- [DATA SHOWN]:
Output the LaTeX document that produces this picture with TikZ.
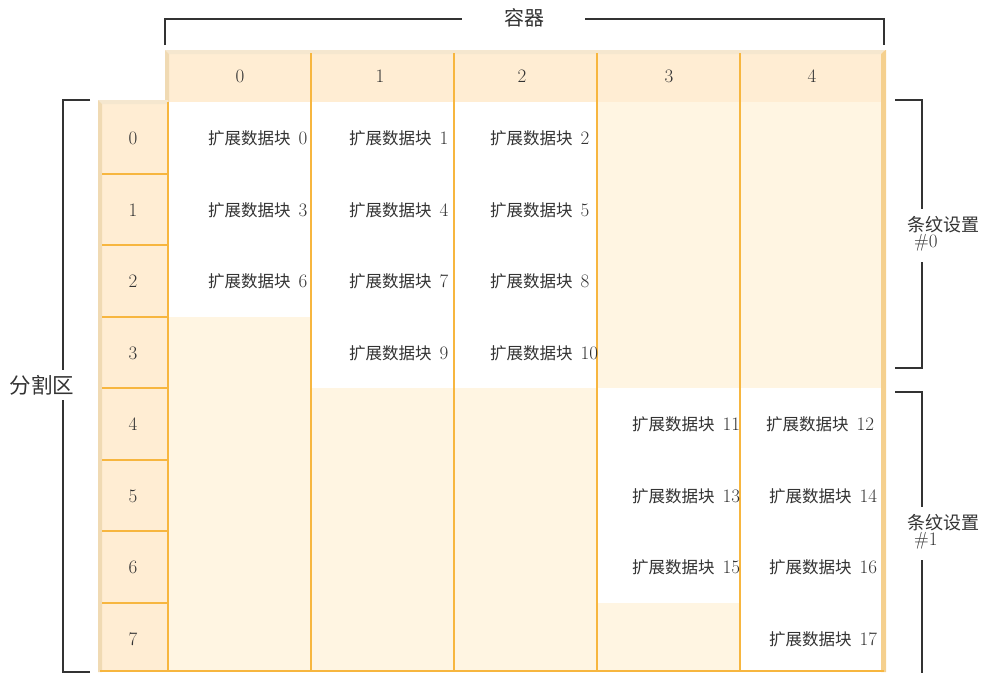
\documentclass[tikz,border=0pt]{standalone}
\usepackage{fontspec}
\newfontfamily\cjk{Noto Sans CJK SC}
\definecolor{hdrfill}{HTML}{FFEDD3}
\definecolor{bodyfill}{HTML}{FFF5E2}
\definecolor{beveltop}{HTML}{F5E7CF}
\definecolor{bevelleft}{HTML}{F0DAB3}
\definecolor{gridorange}{HTML}{F7B63F}
\definecolor{edgeorange}{HTML}{F5D08E}
\definecolor{bracegray}{HTML}{333333}
\tikzset{
  gridline/.style={draw=gridorange, line width=2pt},
  bracket/.style={draw=bracegray, line width=1.5pt},
  extent/.style={anchor=west, inner sep=0pt, text=black!80},
  index/.style={font=\fontsize{19}{21}\selectfont, inner sep=0pt, text=black!80},
  title/.style={font=\cjk\fontsize{20}{22}\selectfont, inner sep=0pt, text=black!80},
  stripe/.style={font=\cjk\fontsize{18}{20}\selectfont, anchor=west, inner sep=0pt, text=black!80},
}
\newcommand{\ext}[1]{{\cjk\fontsize{16.5}{18}\selectfont 扩展数据块}\hspace{8pt}{\fontsize{19}{21}\selectfont #1}}
\begin{document}
\begin{tikzpicture}[x=1pt,y=-1pt]
	  \useasboundingbox (0,0) rectangle (986,673);

	  % body of the grid
	  \fill [bodyfill] (168,102) rectangle (884,672);
	  \fill [white] (168,102) rectangle (311,317);
	  \fill [white] (311,102) rectangle (454,388);
	  \fill [white] (454,102) rectangle (597,388);
	  \fill [white] (597,388) rectangle (740,603);
	  \fill [white] (740,388) rectangle (884,672);

	  % column header
	  \fill [hdrfill] (165,50) rectangle (884,102);
	  \fill [beveltop] (165,50) -- (884,50) -- (880,54) -- (169,54) -- cycle;
	  \fill [bevelleft] (165,50) -- (169,54) -- (169,102) -- (165,102) -- cycle;

	  % row header
	  \fill [hdrfill] (98,100) rectangle (168,672);
	  \fill [beveltop] (98,100) -- (168,100) -- (168,104) -- (102,104) -- cycle;
	  \fill [bevelleft] (98,100) -- (102,104) -- (102,672) -- (98,672) -- cycle;

	  % right edge
	  \fill [edgeorange] (881,54) -- (885,50) -- (886,50) -- (886,672) -- (881,672) -- cycle;

	  % grid lines
	  \draw [gridline] (168,102)--(168,672);
	  \draw [gridline] (311,53)--(311,672);
	  \draw [gridline] (454,53)--(454,672);
	  \draw [gridline] (597,53)--(597,672);
	  \draw [gridline] (740,53)--(740,672);
	  \draw [gridline] (100,671)--(884,671);
	  \draw [gridline] (102,174)--(168,174);
	  \draw [gridline] (102,245)--(168,245);
	  \draw [gridline] (102,317)--(168,317);
	  \draw [gridline] (102,388)--(168,388);
	  \draw [gridline] (102,460)--(168,460);
	  \draw [gridline] (102,531)--(168,531);
	  \draw [gridline] (102,603)--(168,603);

	  % column numbers
	  \node [index] (c0) at (240,76) {0};
	  \node [index] (c1) at (380,76) {1};
	  \node [index] (c2) at (522,76) {2};
	  \node [index] (c3) at (669,76) {3};
	  \node [index] (c4) at (812,76) {4};

	  % row numbers
	  \node [index] (r0) at (133,138) {0};
	  \node [index] (r1) at (133,210) {1};
	  \node [index] (r2) at (133,281) {2};
	  \node [index] (r3) at (133,353) {3};
	  \node [index] (r4) at (133,424) {4};
	  \node [index] (r5) at (133,496) {5};
	  \node [index] (r6) at (133,567) {6};
	  \node [index] (r7) at (133,639) {7};

	  % extents
	  \node [extent] (e0) at (208,138) {\ext{0}};
	  \node [extent] (e3) at (208,210) {\ext{3}};
	  \node [extent] (e6) at (208,281) {\ext{6}};
	  \node [extent] (e1) at (349,138) {\ext{1}};
	  \node [extent] (e4) at (349,210) {\ext{4}};
	  \node [extent] (e7) at (349,281) {\ext{7}};
	  \node [extent] (e9) at (349,353) {\ext{9}};
	  \node [extent] (e2) at (490,138) {\ext{2}};
	  \node [extent] (e5) at (490,210) {\ext{5}};
	  \node [extent] (e8) at (490,281) {\ext{8}};
	  \node [extent] (e10) at (490,353) {\ext{10}};
	  \node [extent] (e11) at (632,424) {\ext{11}};
	  \node [extent] (e13) at (632,496) {\ext{13}};
	  \node [extent] (e15) at (632,567) {\ext{15}};
	  \node [extent] (e12) at (766,424) {\ext{12}};
	  \node [extent] (e14) at (769,496) {\ext{14}};
	  \node [extent] (e16) at (769,567) {\ext{16}};
	  \node [extent] (e17) at (769,639) {\ext{17}};

	  % container bracket
	  \node [title] (container) at (524,18) {容器};
	  \draw [bracket] (165,45)--(165,19)--(462,19);
	  \draw [bracket] (585,19)--(884,19)--(884,45);

	  % partition bracket
	  \node [title, font=\cjk\fontsize{21.5}{23}\selectfont] (partition) at (42,385) {分割区};
	  \draw [bracket] (90,100)--(63,100)--(63,370);
	  \draw [bracket] (63,400)--(63,672)--(90,672);

	  % stripe set brackets
	  \node [stripe] (set0) at (907,225) {条纹设置};
	  \node [index, anchor=west] (set0n) at (914,243) {\#0};
	  \draw [bracket] (895,100)--(922,100)--(922,209);
	  \draw [bracket] (922,262)--(922,368)--(895,368);

	  \node [stripe] (set1) at (907,523) {条纹设置};
	  \node [index, anchor=west] (set1n) at (914,541) {\#1};
	  \draw [bracket] (895,392)--(922,392)--(922,507);
	  \draw [bracket] (922,560)--(922,673);
	\end{tikzpicture}
\end{document}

- [GIVEN PROBLEM]: Leave out the pictures and transcribe everything else exactly.

- [WRITTEN REPLY]:
Output the LaTeX document that produces this picture with TikZ.
\documentclass[tikz,border=0pt]{standalone}
\usepackage{fontspec}
\newfontfamily\cjk{Noto Sans CJK SC}
\definecolor{hdrfill}{HTML}{FFEDD3}
\definecolor{bodyfill}{HTML}{FFF5E2}
\definecolor{beveltop}{HTML}{F5E7CF}
\definecolor{bevelleft}{HTML}{F0DAB3}
\definecolor{gridorange}{HTML}{F7B63F}
\definecolor{edgeorange}{HTML}{F5D08E}
\definecolor{bracegray}{HTML}{333333}
\tikzset{
  gridline/.style={draw=gridorange, line width=2pt},
  bracket/.style={draw=bracegray, line width=1.5pt},
  extent/.style={anchor=west, inner sep=0pt, text=black!80},
  index/.style={font=\fontsize{19}{21}\selectfont, inner sep=0pt, text=black!80},
  title/.style={font=\cjk\fontsize{20}{22}\selectfont, inner sep=0pt, text=black!80},
  stripe/.style={font=\cjk\fontsize{18}{20}\selectfont, anchor=west, inner sep=0pt, text=black!80},
}
\newcommand{\ext}[1]{{\cjk\fontsize{16.5}{18}\selectfont 扩展数据块}\hspace{8pt}{\fontsize{19}{21}\selectfont #1}}
\begin{document}
\begin{tikzpicture}[x=1pt,y=-1pt]
	  \useasboundingbox (0,0) rectangle (986,673);

	  % body of the grid
	  \fill [bodyfill] (168,102) rectangle (884,672);
	  \fill [white] (168,102) rectangle (311,317);
	  \fill [white] (311,102) rectangle (454,388);
	  \fill [white] (454,102) rectangle (597,388);
	  \fill [white] (597,388) rectangle (740,603);
	  \fill [white] (740,388) rectangle (884,672);

	  % column header
	  \fill [hdrfill] (165,50) rectangle (884,102);
	  \fill [beveltop] (165,50) -- (884,50) -- (880,54) -- (169,54) -- cycle;
	  \fill [bevelleft] (165,50) -- (169,54) -- (169,102) -- (165,102) -- cycle;

	  % row header
	  \fill [hdrfill] (98,100) rectangle (168,672);
	  \fill [beveltop] (98,100) -- (168,100) -- (168,104) -- (102,104) -- cycle;
	  \fill [bevelleft] (98,100) -- (102,104) -- (102,672) -- (98,672) -- cycle;

	  % right edge
	  \fill [edgeorange] (881,54) -- (885,50) -- (886,50) -- (886,672) -- (881,672) -- cycle;

	  % grid lines
	  \draw [gridline] (168,102)--(168,672);
	  \draw [gridline] (311,53)--(311,672);
	  \draw [gridline] (454,53)--(454,672);
	  \draw [gridline] (597,53)--(597,672);
	  \draw [gridline] (740,53)--(740,672);
	  \draw [gridline] (100,671)--(884,671);
	  \draw [gridline] (102,174)--(168,174);
	  \draw [gridline] (102,245)--(168,245);
	  \draw [gridline] (102,317)--(168,317);
	  \draw [gridline] (102,388)--(168,388);
	  \draw [gridline] (102,460)--(168,460);
	  \draw [gridline] (102,531)--(168,531);
	  \draw [gridline] (102,603)--(168,603);

	  % column numbers
	  \node [index] (c0) at (240,76) {0};
	  \node [index] (c1) at (380,76) {1};
	  \node [index] (c2) at (522,76) {2};
	  \node [index] (c3) at (669,76) {3};
	  \node [index] (c4) at (812,76) {4};

	  % row numbers
	  \node [index] (r0) at (133,138) {0};
	  \node [index] (r1) at (133,210) {1};
	  \node [index] (r2) at (133,281) {2};
	  \node [index] (r3) at (133,353) {3};
	  \node [index] (r4) at (133,424) {4};
	  \node [index] (r5) at (133,496) {5};
	  \node [index] (r6) at (133,567) {6};
	  \node [index] (r7) at (133,639) {7};

	  % extents
	  \node [extent] (e0) at (208,138) {\ext{0}};
	  \node [extent] (e3) at (208,210) {\ext{3}};
	  \node [extent] (e6) at (208,281) {\ext{6}};
	  \node [extent] (e1) at (349,138) {\ext{1}};
	  \node [extent] (e4) at (349,210) {\ext{4}};
	  \node [extent] (e7) at (349,281) {\ext{7}};
	  \node [extent] (e9) at (349,353) {\ext{9}};
	  \node [extent] (e2) at (490,138) {\ext{2}};
	  \node [extent] (e5) at (490,210) {\ext{5}};
	  \node [extent] (e8) at (490,281) {\ext{8}};
	  \node [extent] (e10) at (490,353) {\ext{10}};
	  \node [extent] (e11) at (632,424) {\ext{11}};
	  \node [extent] (e13) at (632,496) {\ext{13}};
	  \node [extent] (e15) at (632,567) {\ext{15}};
	  \node [extent] (e12) at (766,424) {\ext{12}};
	  \node [extent] (e14) at (769,496) {\ext{14}};
	  \node [extent] (e16) at (769,567) {\ext{16}};
	  \node [extent] (e17) at (769,639) {\ext{17}};

	  % container bracket
	  \node [title] (container) at (524,18) {容器};
	  \draw [bracket] (165,45)--(165,19)--(462,19);
	  \draw [bracket] (585,19)--(884,19)--(884,45);

	  % partition bracket
	  \node [title, font=\cjk\fontsize{21.5}{23}\selectfont] (partition) at (42,385) {分割区};
	  \draw [bracket] (90,100)--(63,100)--(63,370);
	  \draw [bracket] (63,400)--(63,672)--(90,672);

	  % stripe set brackets
	  \node [stripe] (set0) at (907,225) {条纹设置};
	  \node [index, anchor=west] (set0n) at (914,243) {\#0};
	  \draw [bracket] (895,100)--(922,100)--(922,209);
	  \draw [bracket] (922,262)--(922,368)--(895,368);

	  \node [stripe] (set1) at (907,523) {条纹设置};
	  \node [index, anchor=west] (set1n) at (914,541) {\#1};
	  \draw [bracket] (895,392)--(922,392)--(922,507);
	  \draw [bracket] (922,560)--(922,673);
	\end{tikzpicture}
\end{document}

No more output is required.